After a period of time, I grew frustrated by my personal failure to be able to sustain Confucius’ standards and by the darkness I observed in the world. I came to realize that the words and actions of people were often conflicted and, to my disappointment, I found that same hypocrisy within myself. As a result of these internal struggles, my heart gradually became numb and my dreams of personal perfection dwindled. Nonetheless, I continued to live a normal life; I married, worked a job, and raised my children.
My situation started to change when a couple invited my family to an evangelical church in the Los Angeles area, where my husband was pursuing his graduate degree. At that time, I could not understand why the belief in Jesus was of such great importance in the couple’s lives. However, I soon became eager to learn more about God and Jesus as the speaker’s sermon struck me when he asked "Why do you reject Jesus when you know nothing about Him?"
Paradise in the World:
A few months after this challenging encounter, my family and I moved to San Francisco Bay Area and a friend, newly converted to a belief in Jesus Christ, invited me to a women’s Bible study. While there, I was surprised to hear that most of the teaching reminded me of my previous dreams. I came to believe that the Bible had the best philosophy that would solve most of the problems of human beings, but I could not accept the ‘supernatural stories’. Six months later, my whole family was invited to two consecutive weeks of sermons, church activities, and gatherings at private homes. My husband, Jeffrey, had prepared some tough questions to ask about Christianity at some of these sessions, yet he had remained silent until the end of one session when he made this comment; “Christians’ activities seem more meaningful than other activities in our society.” It was incredible to me that there was such a real world, full of loving, peaceful, and joyful people. I felt like I had found my lost paradise back in my heart again.

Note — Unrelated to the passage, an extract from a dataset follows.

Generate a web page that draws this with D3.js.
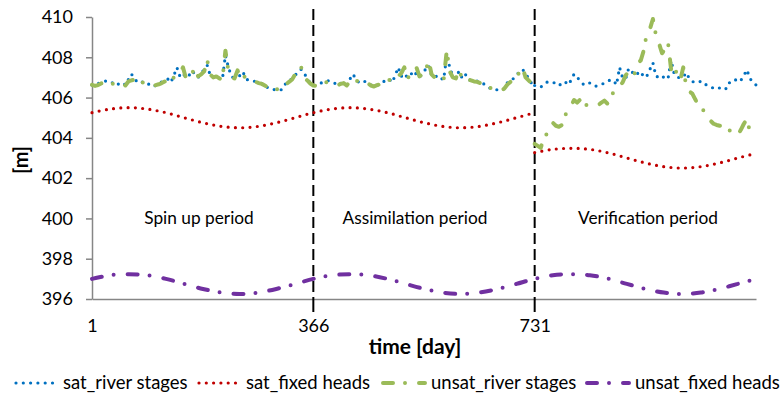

Critical Point toward Baptism:
While I was still overwhelmed by the changes God had made in us, Jeffrey expressed his interest in taking the Saturday baptism class, which was intended for those who were ready for the Thanksgiving baptism two weeks later. I decided to attend the class with him. Among the ten participants, I was the only one who was not ready to accept Christ because I was still looking for the proof and I still had feelings of being disconnected from Him. My husband asked me why I had been able to believe in the ridiculous rumors about ghosts without any proof, but did not believe in the God who had revealed so much undeniable truth to me. I prayed to the Lord and told Him that I wanted to make the big step of faith to accept and experience Him, even though I still had so many questions. I thought that, if He is the true God, He would come to find me and connect with me. Jeffrey and I were baptized together in 1990.
As a young Christian, I diligently obtained Bible knowledge from Sunday Schools, conventions, workshops, Women’s Bible Study Fellowship, and cell groups. But, emotionally, I did not experience God’s love much until I had to solve the problems of my teenage children alone, as my husband was away for many years, working in Taiwan. During this time, I learned how to trust and obey Him in my daily life. I realized how true His Word stands and how our prayers can move His heart. With His grace, mercy, faithfulness, power, and guidance, I can not only face tomorrow, but also live my life to the fullest. I would say that the belief in Christ is the best and right thing for my life.
My youngest child left for college last year. In reflection, I am grateful that God gave me some difficult times while raising my children. Through those times, I was able to see His glory and I committed myself more to Him. I want to continue to seek His will for decisions and follow His direction, because I know His goodness and mercy will follow me for the rest of my life.